Возможно, это ей казалось, так как Булгакову и Грину, писателям редкого таланта и нелегкой судьбы, не надо было объяснять друг другу, что происходит в стране с ними – правдивыми художниками. И Грин и Булгаков выглядели хмурыми, неулыбчивыми. «Я с любопытством разглядывала загорелого “капитана”, – продолжала воспоминания Белозерская, – разглядывала и думала: вот истинно нет пророка в своем отечестве. Передо мной писатель-колдун, творчество которого напоено ароматом далеких фантастических стран. Явление вообще в нашей “оседлой” литературе заманчивое и редкое, а истинного признания и удачи ему в те годы не было. Мы пошли проводить эту пару. Они уходили рано, так как шли до Феодосии пешком. На прощание Александр Степанович пригласил нас к себе в гости.
– Мы вас вкусными пирогами угостим!
И вальяжная (жена Грина – Нина Николаевна) подтвердила:
– Обязательно угостим!
Но так мы и уехали, не повидав вторично Грина (о чем я жалею до сих пор)».

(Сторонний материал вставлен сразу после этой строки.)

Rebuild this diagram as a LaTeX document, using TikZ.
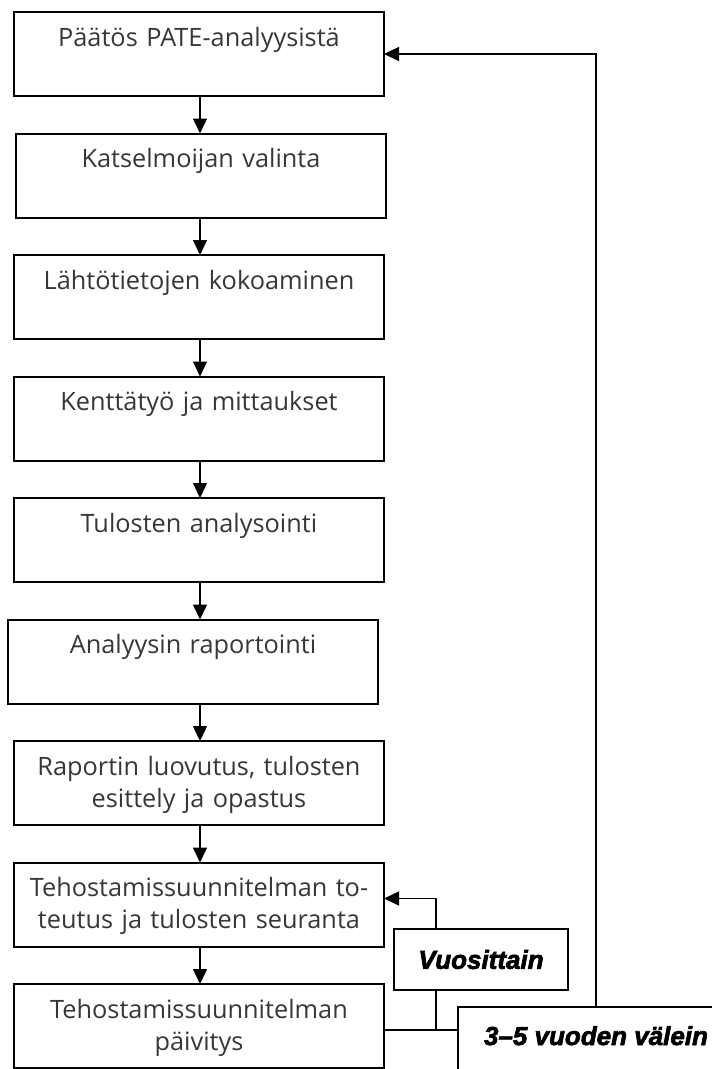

Сетование Любови Евгеньевны основательно. Грина не печатали, поскольку его произведения не отражали «победную поступь Страны Советов». Они с женой были вынуждены переехать из Феодосии в Старый Крым, в хибарку с земляным полом. В основном питались репой. Погибая от голода и рака желудка, Александр Степанович отправил в Москву, в Союз писателей, телеграмму: «Умер писатель Грин. Вышлите деньги на похороны». Через две недели после этого он умер, но деньги не прислали и потом. Сейчас для туристов на месте хибарки выстроен солидный особняк. Могила писателя покрыта кафелем. Лживая память о бедном, несчастном писателе, счастливом лишь в своем мужественном творчестве.